**PROBLEM DETAILS**
Copy out each line of the data that holds the word "code".
══ RAW RECORDS
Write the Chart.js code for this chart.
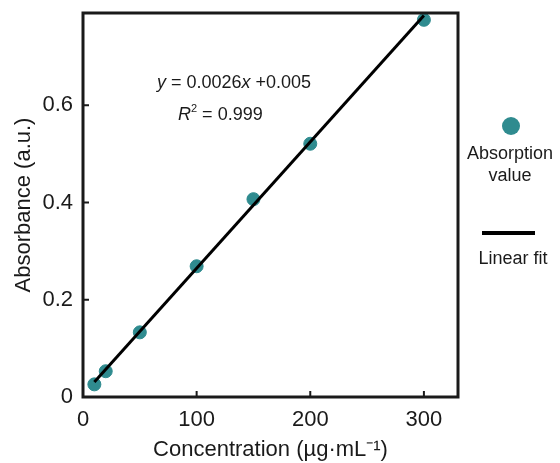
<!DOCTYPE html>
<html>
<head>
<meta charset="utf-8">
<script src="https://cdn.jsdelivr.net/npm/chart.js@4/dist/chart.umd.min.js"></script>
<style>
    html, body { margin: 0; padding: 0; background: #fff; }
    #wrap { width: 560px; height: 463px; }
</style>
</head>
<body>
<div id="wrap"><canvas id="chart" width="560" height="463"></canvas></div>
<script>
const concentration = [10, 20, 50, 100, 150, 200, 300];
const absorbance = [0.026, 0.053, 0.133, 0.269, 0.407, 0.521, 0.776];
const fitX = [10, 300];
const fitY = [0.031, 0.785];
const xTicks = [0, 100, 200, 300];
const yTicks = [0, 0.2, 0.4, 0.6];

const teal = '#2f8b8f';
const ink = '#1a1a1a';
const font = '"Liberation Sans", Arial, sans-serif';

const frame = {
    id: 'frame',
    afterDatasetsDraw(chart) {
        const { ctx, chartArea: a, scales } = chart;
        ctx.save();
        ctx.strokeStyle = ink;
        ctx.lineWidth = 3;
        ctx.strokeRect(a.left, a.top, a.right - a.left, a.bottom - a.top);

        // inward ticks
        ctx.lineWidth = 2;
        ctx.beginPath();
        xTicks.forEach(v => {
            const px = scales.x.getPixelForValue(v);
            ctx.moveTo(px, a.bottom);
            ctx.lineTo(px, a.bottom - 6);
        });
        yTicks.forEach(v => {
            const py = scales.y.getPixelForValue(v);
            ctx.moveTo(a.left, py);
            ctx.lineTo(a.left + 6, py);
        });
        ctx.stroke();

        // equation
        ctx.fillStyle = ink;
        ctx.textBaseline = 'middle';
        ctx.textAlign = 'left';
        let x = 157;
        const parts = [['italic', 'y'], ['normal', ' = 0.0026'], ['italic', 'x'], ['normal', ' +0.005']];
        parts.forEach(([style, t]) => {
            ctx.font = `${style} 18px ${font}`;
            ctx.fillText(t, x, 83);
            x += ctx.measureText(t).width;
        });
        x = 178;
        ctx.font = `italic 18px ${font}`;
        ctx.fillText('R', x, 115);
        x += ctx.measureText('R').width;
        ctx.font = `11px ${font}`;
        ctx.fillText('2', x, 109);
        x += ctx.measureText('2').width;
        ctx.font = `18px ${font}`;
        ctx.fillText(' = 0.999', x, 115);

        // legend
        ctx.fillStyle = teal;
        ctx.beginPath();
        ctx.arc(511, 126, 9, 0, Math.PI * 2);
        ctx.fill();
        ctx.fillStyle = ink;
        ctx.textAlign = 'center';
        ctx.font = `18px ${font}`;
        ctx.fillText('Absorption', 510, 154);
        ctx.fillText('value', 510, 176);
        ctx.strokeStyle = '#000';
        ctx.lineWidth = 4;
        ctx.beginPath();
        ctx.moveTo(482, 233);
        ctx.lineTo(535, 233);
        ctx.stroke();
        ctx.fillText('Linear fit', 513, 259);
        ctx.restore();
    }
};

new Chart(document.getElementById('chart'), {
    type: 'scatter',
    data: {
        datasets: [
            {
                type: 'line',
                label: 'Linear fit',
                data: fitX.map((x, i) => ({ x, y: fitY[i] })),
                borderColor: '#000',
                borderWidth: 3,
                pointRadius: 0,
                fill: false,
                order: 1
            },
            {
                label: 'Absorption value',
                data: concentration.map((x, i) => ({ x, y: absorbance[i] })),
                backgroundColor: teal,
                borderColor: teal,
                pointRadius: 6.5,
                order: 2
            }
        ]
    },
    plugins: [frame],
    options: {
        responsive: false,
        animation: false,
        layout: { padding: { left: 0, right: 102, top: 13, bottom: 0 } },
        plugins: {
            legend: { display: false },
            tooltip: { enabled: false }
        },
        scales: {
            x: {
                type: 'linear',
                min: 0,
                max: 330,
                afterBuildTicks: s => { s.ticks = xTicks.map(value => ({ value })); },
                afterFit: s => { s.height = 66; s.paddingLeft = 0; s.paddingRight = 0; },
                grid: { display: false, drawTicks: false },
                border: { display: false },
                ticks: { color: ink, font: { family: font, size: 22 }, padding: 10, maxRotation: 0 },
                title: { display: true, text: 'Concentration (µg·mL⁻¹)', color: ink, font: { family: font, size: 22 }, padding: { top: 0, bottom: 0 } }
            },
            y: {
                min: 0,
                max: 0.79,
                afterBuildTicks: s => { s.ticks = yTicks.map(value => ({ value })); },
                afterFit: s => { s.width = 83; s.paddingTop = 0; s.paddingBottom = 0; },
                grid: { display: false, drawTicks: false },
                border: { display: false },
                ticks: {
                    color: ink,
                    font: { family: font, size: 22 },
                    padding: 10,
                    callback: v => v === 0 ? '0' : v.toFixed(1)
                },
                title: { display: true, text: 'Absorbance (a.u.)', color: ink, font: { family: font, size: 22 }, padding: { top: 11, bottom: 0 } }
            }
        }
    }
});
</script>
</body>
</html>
════
══ RAW RECORDS
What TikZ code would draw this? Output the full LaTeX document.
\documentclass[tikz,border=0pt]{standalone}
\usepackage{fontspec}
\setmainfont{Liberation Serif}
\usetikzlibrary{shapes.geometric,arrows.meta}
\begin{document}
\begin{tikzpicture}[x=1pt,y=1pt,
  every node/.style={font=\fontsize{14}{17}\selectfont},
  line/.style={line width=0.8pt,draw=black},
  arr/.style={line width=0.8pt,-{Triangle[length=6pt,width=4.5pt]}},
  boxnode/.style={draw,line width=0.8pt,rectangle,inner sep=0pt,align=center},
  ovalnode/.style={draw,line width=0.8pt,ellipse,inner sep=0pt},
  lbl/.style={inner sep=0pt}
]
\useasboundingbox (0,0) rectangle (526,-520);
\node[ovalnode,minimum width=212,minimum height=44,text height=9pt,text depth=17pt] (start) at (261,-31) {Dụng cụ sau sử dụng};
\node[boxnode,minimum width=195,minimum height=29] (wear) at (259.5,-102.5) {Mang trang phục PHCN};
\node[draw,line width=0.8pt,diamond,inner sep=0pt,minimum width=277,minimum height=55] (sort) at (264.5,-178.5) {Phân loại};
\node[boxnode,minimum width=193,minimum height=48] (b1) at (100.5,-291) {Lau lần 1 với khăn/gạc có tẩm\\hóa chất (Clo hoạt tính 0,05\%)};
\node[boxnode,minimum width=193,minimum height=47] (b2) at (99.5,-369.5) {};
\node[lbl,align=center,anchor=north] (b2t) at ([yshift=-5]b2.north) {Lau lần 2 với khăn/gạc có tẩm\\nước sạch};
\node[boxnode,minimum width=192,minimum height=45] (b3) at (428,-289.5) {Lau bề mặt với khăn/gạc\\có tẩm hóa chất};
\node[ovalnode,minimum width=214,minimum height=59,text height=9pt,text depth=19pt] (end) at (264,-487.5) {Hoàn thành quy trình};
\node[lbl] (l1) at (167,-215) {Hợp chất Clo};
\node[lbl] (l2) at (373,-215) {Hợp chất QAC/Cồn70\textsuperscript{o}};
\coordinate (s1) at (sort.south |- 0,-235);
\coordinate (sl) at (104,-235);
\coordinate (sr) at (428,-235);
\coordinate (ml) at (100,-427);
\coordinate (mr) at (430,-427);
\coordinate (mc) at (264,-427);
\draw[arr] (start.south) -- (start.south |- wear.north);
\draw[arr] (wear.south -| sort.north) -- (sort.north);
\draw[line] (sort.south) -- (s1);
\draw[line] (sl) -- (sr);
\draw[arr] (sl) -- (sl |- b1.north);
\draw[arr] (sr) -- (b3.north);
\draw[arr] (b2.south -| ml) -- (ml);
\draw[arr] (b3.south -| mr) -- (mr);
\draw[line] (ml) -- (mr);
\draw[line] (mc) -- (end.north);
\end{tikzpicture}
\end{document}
════
══ RAW RECORDS
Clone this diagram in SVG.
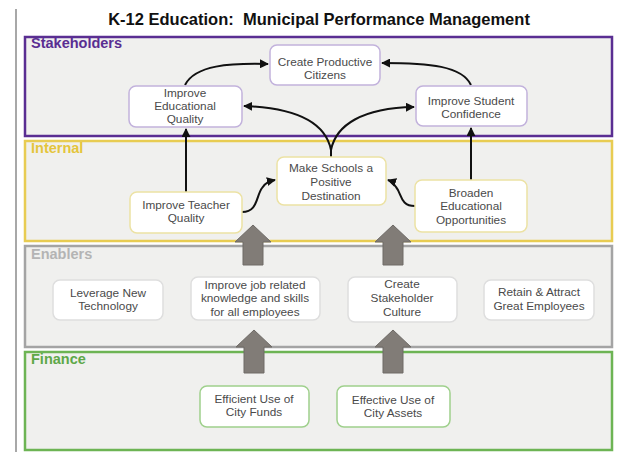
════
**THE ANSWER**
Write the Chart.js code for this chart.
What TikZ code would draw this? Output the full LaTeX document.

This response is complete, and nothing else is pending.